The Geometry of Grokking: Norm Minimization on the Zero-Loss Manifold
Tiberiu Musat
TL;DR
This work analyzes grokking, the phenomenon where neural networks generalize only after extensive memorization, by viewing post-memorization learning as constrained optimization that minimizes the weight norm on the zero-loss manifold $\mathcal{Z}$. In the small-learning-rate and small-weight-decay regime, gradient flow preserves proximity to $\mathcal{Z}$ while weight decay drives norm reduction along available directions, a property formalized as gradient orthogonality to the tangent space of $\mathcal{Z}$. The authors introduce an approximation to isolate dynamics of parameter subsets and derive a closed-form first-layer dynamic for two-layer networks, enabling a tractable analysis of embedding-like components. Empirical validation on modular addition demonstrates both delayed generalization and the emergence of circular representations in the embedding layer, including a Fourier-analytic depiction of the learned structure. Overall, the results provide a principled mechanism for grokking and a framework for studying representation learning within subcomponents of neural nets.
Abstract
Grokking is a puzzling phenomenon in neural networks where full generalization occurs only after a substantial delay following the complete memorization of the training data. Previous research has linked this delayed generalization to representation learning driven by weight decay, but the precise underlying dynamics remain elusive.
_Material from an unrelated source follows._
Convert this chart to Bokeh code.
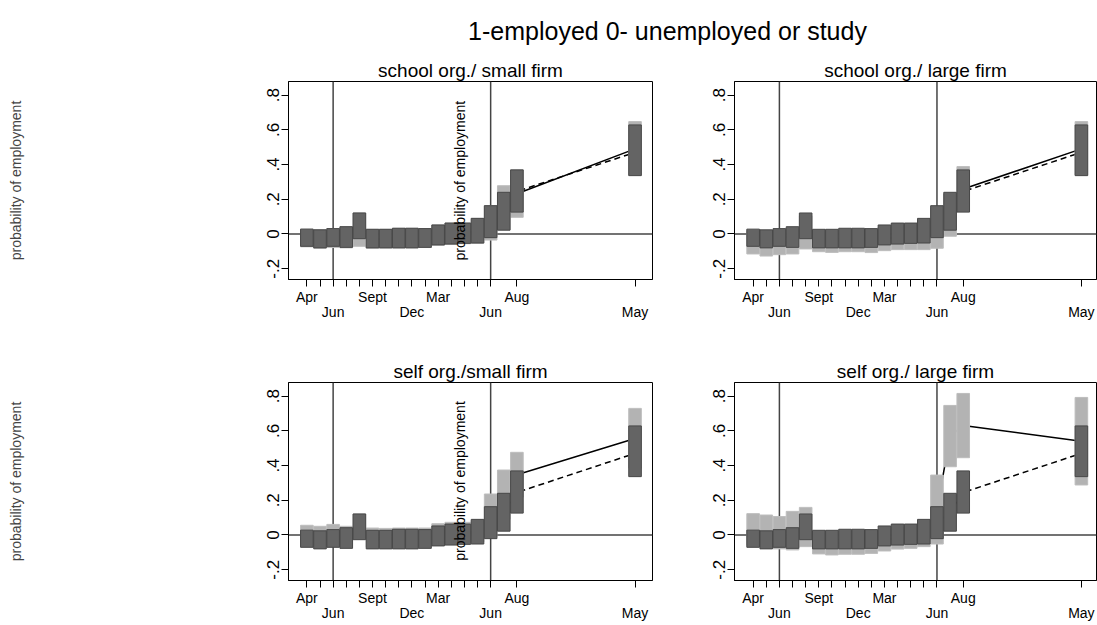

In this paper, we argue that post-memorization learning can be understood through the lens of constrained optimization: gradient descent effectively minimizes the weight norm on the zero-loss manifold. We formally prove this in the limit of infinitesimally small learning rates and weight decay coefficients. To further dissect this regime, we introduce an approximation that decouples the learning dynamics of a subset of parameters from the rest of the network. Applying this framework, we derive a closed-form expression for the post-memorization dynamics of the first layer in a two-layer network. Experiments confirm that simulating the training process using our predicted gradients reproduces both the delayed generalization and representation learning characteristic of grokking.